===== DATA LINES
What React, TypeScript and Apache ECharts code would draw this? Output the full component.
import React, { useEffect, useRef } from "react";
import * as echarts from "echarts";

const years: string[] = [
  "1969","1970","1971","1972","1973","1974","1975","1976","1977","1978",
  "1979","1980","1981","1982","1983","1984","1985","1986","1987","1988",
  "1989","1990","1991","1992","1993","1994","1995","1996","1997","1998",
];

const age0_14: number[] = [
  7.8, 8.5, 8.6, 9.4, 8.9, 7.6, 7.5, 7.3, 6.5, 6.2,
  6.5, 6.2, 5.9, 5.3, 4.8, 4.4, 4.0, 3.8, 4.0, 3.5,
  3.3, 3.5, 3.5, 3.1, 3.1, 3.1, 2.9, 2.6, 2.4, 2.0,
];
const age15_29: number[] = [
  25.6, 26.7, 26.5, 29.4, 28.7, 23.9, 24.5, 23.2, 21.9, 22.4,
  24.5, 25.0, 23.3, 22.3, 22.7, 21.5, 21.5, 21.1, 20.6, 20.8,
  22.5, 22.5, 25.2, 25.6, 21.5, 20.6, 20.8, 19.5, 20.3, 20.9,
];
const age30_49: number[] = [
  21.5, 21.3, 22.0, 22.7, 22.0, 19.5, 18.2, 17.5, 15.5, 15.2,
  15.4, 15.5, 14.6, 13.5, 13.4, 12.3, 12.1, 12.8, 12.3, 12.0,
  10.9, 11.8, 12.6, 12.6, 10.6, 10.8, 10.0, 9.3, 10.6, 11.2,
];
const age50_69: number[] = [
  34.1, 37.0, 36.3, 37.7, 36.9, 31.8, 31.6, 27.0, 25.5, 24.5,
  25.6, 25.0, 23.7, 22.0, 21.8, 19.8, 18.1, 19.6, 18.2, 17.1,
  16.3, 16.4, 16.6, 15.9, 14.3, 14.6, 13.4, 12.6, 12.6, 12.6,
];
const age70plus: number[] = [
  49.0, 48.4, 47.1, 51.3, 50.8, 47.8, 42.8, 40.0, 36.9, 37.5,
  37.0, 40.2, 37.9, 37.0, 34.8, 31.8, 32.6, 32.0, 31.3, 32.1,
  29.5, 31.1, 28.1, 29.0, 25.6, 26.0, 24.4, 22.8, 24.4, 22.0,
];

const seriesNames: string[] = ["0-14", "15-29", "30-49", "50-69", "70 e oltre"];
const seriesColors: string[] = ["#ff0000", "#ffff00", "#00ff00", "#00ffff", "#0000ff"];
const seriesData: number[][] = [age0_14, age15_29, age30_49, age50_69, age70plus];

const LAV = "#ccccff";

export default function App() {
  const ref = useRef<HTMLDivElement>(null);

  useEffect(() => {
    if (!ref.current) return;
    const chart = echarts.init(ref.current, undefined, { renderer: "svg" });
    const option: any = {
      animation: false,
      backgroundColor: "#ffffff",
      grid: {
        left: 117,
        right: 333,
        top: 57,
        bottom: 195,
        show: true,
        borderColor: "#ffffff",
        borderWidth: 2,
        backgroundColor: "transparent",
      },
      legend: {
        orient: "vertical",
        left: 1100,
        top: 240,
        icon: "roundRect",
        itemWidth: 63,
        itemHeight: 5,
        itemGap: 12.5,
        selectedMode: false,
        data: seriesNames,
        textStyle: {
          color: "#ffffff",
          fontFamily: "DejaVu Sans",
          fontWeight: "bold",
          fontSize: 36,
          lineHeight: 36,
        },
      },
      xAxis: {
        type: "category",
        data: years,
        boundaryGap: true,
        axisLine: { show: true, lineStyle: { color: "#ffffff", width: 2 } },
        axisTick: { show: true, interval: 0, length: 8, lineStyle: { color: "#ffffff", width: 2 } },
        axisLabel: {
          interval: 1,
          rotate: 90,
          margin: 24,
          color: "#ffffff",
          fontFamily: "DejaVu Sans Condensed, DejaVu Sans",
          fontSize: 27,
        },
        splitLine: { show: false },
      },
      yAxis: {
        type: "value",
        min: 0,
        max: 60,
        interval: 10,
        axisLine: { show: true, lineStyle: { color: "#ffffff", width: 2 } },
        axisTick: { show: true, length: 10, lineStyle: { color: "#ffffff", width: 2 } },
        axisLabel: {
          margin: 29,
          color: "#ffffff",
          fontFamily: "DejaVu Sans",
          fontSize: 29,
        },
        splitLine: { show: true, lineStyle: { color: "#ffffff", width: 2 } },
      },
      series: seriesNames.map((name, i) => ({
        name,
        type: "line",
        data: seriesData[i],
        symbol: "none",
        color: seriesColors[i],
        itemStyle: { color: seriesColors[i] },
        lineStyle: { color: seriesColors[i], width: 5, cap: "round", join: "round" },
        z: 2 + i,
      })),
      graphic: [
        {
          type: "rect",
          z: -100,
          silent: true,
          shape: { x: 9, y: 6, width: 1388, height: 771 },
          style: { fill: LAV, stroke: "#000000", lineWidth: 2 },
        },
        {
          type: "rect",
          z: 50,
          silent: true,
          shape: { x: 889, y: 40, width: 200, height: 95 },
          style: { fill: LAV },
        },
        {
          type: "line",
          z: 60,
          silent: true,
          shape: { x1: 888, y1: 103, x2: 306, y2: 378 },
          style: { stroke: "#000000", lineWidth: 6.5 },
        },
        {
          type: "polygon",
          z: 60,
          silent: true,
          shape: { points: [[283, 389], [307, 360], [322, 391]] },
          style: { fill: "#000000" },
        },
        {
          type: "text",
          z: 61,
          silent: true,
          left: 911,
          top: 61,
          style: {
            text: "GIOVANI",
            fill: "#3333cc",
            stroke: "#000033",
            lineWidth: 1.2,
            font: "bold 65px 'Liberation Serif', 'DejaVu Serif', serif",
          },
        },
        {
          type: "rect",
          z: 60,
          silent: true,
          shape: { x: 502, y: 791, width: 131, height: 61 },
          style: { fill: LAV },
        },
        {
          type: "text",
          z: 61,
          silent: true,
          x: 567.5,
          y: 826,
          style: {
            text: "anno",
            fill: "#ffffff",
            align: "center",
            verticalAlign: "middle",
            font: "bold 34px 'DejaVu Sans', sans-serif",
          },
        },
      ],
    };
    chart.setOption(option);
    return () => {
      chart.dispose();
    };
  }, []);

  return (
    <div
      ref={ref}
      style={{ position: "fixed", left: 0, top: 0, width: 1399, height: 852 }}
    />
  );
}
==========
===== DATA LINES
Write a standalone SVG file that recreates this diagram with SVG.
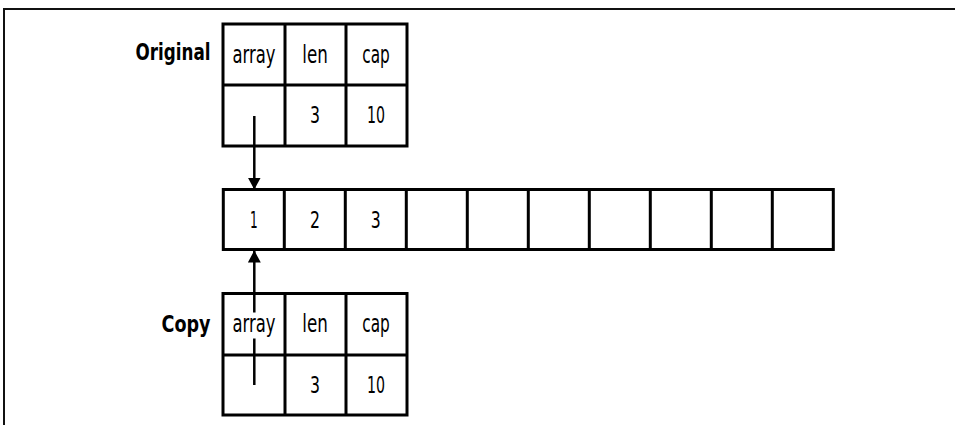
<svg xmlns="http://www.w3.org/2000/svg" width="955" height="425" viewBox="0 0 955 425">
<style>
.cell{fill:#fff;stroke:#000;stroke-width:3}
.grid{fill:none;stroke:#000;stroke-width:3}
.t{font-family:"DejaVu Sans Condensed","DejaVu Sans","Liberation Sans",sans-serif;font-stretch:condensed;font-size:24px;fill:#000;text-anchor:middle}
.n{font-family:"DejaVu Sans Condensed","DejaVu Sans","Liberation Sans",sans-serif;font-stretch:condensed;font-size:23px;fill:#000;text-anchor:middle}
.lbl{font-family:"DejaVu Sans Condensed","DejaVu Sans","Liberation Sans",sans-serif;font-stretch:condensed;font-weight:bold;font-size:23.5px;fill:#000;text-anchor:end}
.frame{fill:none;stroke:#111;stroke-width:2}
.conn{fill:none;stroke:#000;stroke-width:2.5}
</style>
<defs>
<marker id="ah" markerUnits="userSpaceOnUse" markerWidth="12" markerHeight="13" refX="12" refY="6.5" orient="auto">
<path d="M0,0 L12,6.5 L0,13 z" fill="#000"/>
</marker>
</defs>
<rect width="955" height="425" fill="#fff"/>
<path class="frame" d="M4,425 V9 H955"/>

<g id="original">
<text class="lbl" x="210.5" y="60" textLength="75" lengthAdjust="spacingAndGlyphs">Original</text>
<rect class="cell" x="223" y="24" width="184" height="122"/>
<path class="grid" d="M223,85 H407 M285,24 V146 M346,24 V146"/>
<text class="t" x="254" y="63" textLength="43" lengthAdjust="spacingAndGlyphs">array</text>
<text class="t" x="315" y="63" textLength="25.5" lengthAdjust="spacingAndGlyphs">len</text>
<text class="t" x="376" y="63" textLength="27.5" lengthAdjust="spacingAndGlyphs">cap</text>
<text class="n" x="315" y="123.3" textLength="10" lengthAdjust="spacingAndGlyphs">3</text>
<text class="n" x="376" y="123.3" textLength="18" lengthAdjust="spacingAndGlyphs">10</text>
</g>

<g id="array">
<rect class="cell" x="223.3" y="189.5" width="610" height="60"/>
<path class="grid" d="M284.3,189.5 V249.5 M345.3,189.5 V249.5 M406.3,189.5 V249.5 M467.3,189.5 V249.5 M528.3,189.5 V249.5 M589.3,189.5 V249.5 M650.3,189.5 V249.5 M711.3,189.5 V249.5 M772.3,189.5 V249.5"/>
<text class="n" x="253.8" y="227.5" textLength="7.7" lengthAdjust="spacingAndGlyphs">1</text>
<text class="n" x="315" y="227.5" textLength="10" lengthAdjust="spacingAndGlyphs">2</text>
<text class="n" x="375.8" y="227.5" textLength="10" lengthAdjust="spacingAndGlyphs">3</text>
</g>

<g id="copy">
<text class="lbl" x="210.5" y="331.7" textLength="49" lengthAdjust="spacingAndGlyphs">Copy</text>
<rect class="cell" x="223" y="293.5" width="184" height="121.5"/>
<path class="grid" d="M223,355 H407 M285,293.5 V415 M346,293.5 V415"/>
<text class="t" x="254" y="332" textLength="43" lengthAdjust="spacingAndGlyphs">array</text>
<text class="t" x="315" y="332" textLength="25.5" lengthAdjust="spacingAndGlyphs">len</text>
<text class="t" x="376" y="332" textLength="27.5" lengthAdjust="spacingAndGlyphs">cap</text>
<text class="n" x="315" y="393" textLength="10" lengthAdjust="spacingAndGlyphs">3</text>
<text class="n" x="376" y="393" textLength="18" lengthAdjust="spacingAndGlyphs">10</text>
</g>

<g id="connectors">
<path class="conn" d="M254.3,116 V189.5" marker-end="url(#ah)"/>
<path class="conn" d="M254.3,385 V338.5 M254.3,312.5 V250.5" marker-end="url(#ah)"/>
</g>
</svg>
==========
* TASK INSTRUCTIONS
Collect from the data above every line that includes "this".

* FULL SOLUTION
What React, TypeScript and Apache ECharts code would draw this? Output the full component.
Write a standalone SVG file that recreates this diagram with SVG.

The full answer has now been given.